When Harts learned about being inducted into the Performing Arts Hall of Fame, he found time to receive the honor in person.
Schaefer introduced Harts toward the event’s conclusion to a roaring ovation.
Even though Harts hadn’t been a student for 24 years, he felt right at home in the same place where he first fell in love with acting. During his speech he told students that nothing is impossible if they remain curious enough to explore the educational opportunities that the school provides.

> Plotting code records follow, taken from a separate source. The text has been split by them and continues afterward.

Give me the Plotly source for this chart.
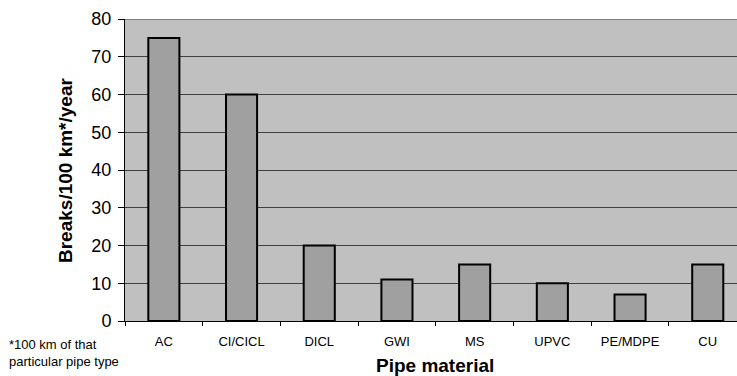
import plotly.graph_objects as go

materials = ["AC", "CI/CICL", "DICL", "GWI", "MS", "UPVC", "PE/MDPE", "CU"]
breaks = [75, 60, 20, 11, 15, 10, 7, 15]
y_ticks = [0, 10, 20, 30, 40, 50, 60, 70, 80]

FONT = "Liberation Sans, Arial, sans-serif"
W, H = 737, 376
L, R, T, B = 125, 0, 19, 55
pw = W - L - R
ph = H - T - B

fig = go.Figure(
    go.Bar(
        x=materials,
        y=breaks,
        width=0.4,
        marker=dict(color="#A0A0A0", line=dict(color="black", width=2)),
    )
)

fig.update_layout(
    width=W,
    height=H,
    margin=dict(l=L, r=R, t=T, b=B),
    paper_bgcolor="white",
    plot_bgcolor="#C0C0C0",
    showlegend=False,
    font=dict(family=FONT, color="black"),
    bargap=0.6,
)

fig.update_xaxes(
    range=[-0.5, -0.5 + pw / 77.7],
    showline=True,
    linecolor="black",
    linewidth=1,
    ticks="outside",
    tickson="boundaries",
    ticklen=4,
    tickcolor="black",
    tickfont=dict(size=13, family=FONT, color="black"),
    ticklabelstandoff=8,
    showgrid=False,
    zeroline=False,
)

fig.update_yaxes(
    range=[0, 80],
    tickvals=y_ticks,
    showline=True,
    linecolor="black",
    linewidth=1,
    ticks="outside",
    ticklen=6,
    tickcolor="black",
    tickfont=dict(size=18, family=FONT, color="black"),
    ticklabelstandoff=3,
    showgrid=True,
    gridcolor="#404040",
    gridwidth=1,
    zeroline=False,
)

fig.add_shape(
    type="line", xref="paper", yref="y", x0=0, x1=1, y0=80, y1=80,
    line=dict(color="#808080", width=2),
)

fig.add_annotation(
    text="<b>Breaks/100 km*/year</b>", textangle=-90,
    xref="paper", yref="paper", x=(65 - L) / pw, y=0.5 - 1 / ph,
    xanchor="center", yanchor="middle", showarrow=False,
    font=dict(size=19, family=FONT, color="black"),
)
fig.add_annotation(
    text="<b>Pipe material</b>",
    xref="paper", yref="paper", x=(435 - L) / pw, y=-(365 - (T + ph)) / ph,
    xanchor="center", yanchor="middle", showarrow=False,
    font=dict(size=19, family=FONT, color="black"),
)
fig.add_annotation(
    text="*100 km of that<br>particular pipe type",
    xref="paper", yref="paper", x=(7 - L) / pw, y=-(353 - (T + ph)) / ph,
    xanchor="left", yanchor="middle", align="left", showarrow=False,
    font=dict(size=13, family=FONT, color="black"),
)

fig.write_html("out.html")
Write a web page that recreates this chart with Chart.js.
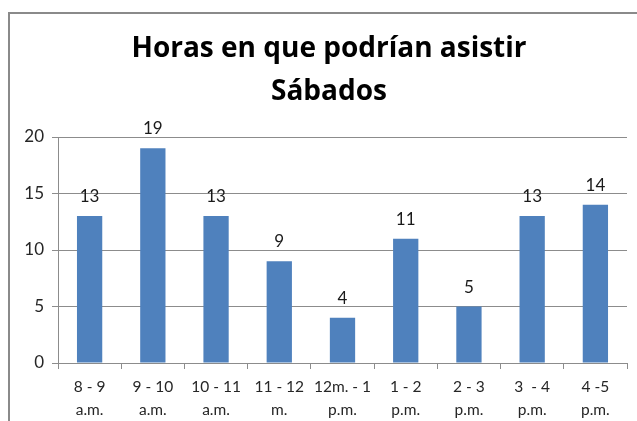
<!DOCTYPE html>
<html>
<head>
<meta charset="utf-8">
<script src="https://cdn.jsdelivr.net/npm/chart.js@4/dist/chart.umd.min.js"></script>
<style>
html,body{margin:0;padding:0;background:#fff;}
#wrap{width:637px;height:421px;position:relative;}
</style>
</head>
<body>
<div id="wrap"><canvas id="c" width="637" height="421"></canvas></div>
<script>
const titleLines = ["Horas en que podrían asistir", "Sábados"];
const categories = [["8 - 9","a.m."],["9 - 10","a.m."],["10 - 11","a.m."],["11 - 12","m."],["12m. - 1","p.m."],["1 - 2","p.m."],["2 - 3","p.m."],["3  - 4","p.m."],["4 -5","p.m."]];
const values = [13, 19, 13, 9, 4, 11, 5, 13, 14];
const yTicks = [0, 5, 10, 15, 20];

const FONT = "Lato, 'Open Sans', sans-serif";
const TFONT = "'Open Sans', Lato, sans-serif";
const GRID = '#8c8c8c';

const framePlugin = {
  id: 'frame',
  beforeDraw(chart) {
    const ctx = chart.ctx;
    ctx.save();
    ctx.fillStyle = '#fff';
    ctx.fillRect(0, 0, chart.width, chart.height);
    ctx.strokeStyle = '#8a8a8a';
    ctx.lineWidth = 2;
    ctx.beginPath();
    ctx.moveTo(9, chart.height);
    ctx.lineTo(9, 13);
    ctx.lineTo(chart.width, 13);
    ctx.stroke();
    ctx.restore();
  },
  afterDraw(chart) {
    const ctx = chart.ctx;
    ctx.save();
    ctx.fillStyle = '#000';
    ctx.font = "bold 28px " + TFONT;
    ctx.textAlign = 'center';
    ctx.textBaseline = 'alphabetic';
    ctx.fillText(titleLines[0], 329, 57);
    ctx.fillText(titleLines[1], 329, 100);
    ctx.restore();
  }
};

const labelPlugin = {
  id: 'vlabels',
  afterDatasetsDraw(chart) {
    const ctx = chart.ctx;
    const meta = chart.getDatasetMeta(0);
    ctx.save();
    ctx.fillStyle = '#1a1a1a';
    ctx.font = "17px " + FONT;
    ctx.textAlign = 'center';
    ctx.textBaseline = 'alphabetic';
    meta.data.forEach((el, i) => {
      ctx.fillText(String(values[i]), el.x, el.y - 14);
    });
    ctx.restore();
  }
};

new Chart(document.getElementById('c'), {
  type: 'bar',
  data: {
    labels: categories,
    datasets: [{
      data: values,
      backgroundColor: '#4f81bd',
      borderWidth: 0,
      categoryPercentage: 1.0,
      barPercentage: 0.4
    }]
  },
  options: {
    responsive: false,
    animation: false,
    layout: { padding: { left: 10, top: 137, right: 10, bottom: 0 } },
    plugins: {
      legend: { display: false },
      title: { display: false },
      tooltip: { enabled: false }
    },
    scales: {
      y: {
        min: 0, max: 20,
        afterFit(s) { s.width = 48; },
        afterBuildTicks(s) { s.ticks = yTicks.map(v => ({ value: v })); },
        ticks: { color: '#262626', font: { family: FONT, size: 17 }, padding: 8 },
        grid: { color: GRID, lineWidth: 1, tickLength: 6, drawTicks: true },
        border: { color: GRID, width: 1 }
      },
      x: {
        afterFit(s) { s.height = 58; },
        ticks: { color: '#262626', font: { family: FONT, size: 15.5, lineHeight: 1.5 }, padding: 6, maxRotation: 0, autoSkip: false },
        grid: { display: true, drawOnChartArea: false, color: GRID, tickLength: 6, offset: true },
        border: { color: GRID, width: 1 }
      }
    }
  },
  plugins: [framePlugin, labelPlugin]
});
</script>
</body>
</html>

Rock Falls is one of the few schools in northwest Illinois to have a chapter of the International Thespian Society. Troupe No. 3439 began in 1982. Other alumni have made it in regional theater, local theater and TV.
Harts accepted framed photos from his high school days, and he posed with several students, teachers and local dignitaries for photos of their own.
Schaefer was the driving force behind the Hall of Fame. With the help of a couple of thespian alumni, she started it for those who excelled in theater, band, choir and other performing arts.
“I’m happy to see that the arts are being recognized,” Harts said. “We all love sports, we all love athletes, but it’s good to recognize the contribution of the artists as well, and I’m glad to kick that off for the Hall of Fame.”
When he’s not performing, Harts also coaches other actors. This is what he tells them:
“You need to find your signature, special code, whatever it is that makes you, you. Latch onto it, something you’re passionate about — you have to be passionate about it — and hold onto it and ride it until the wheels fall off. Don’t let go. Don’t let anyone take you off of it. You have to be passionate about it, you have to love what you’re doing, and the only way to find the passion is to explore when you’re young. Once you explore, land on something and go for it, don’t just stay up in the clouds floating.”
When Harts shared that during the awards presentation, Schaefer flashed back to the budding young talent she saw all those years ago.
“What he said to the kids about grabbing onto something and not letting go, that’s what he did,” Schaefer said. “He just put himself out there. He put his all into everything.”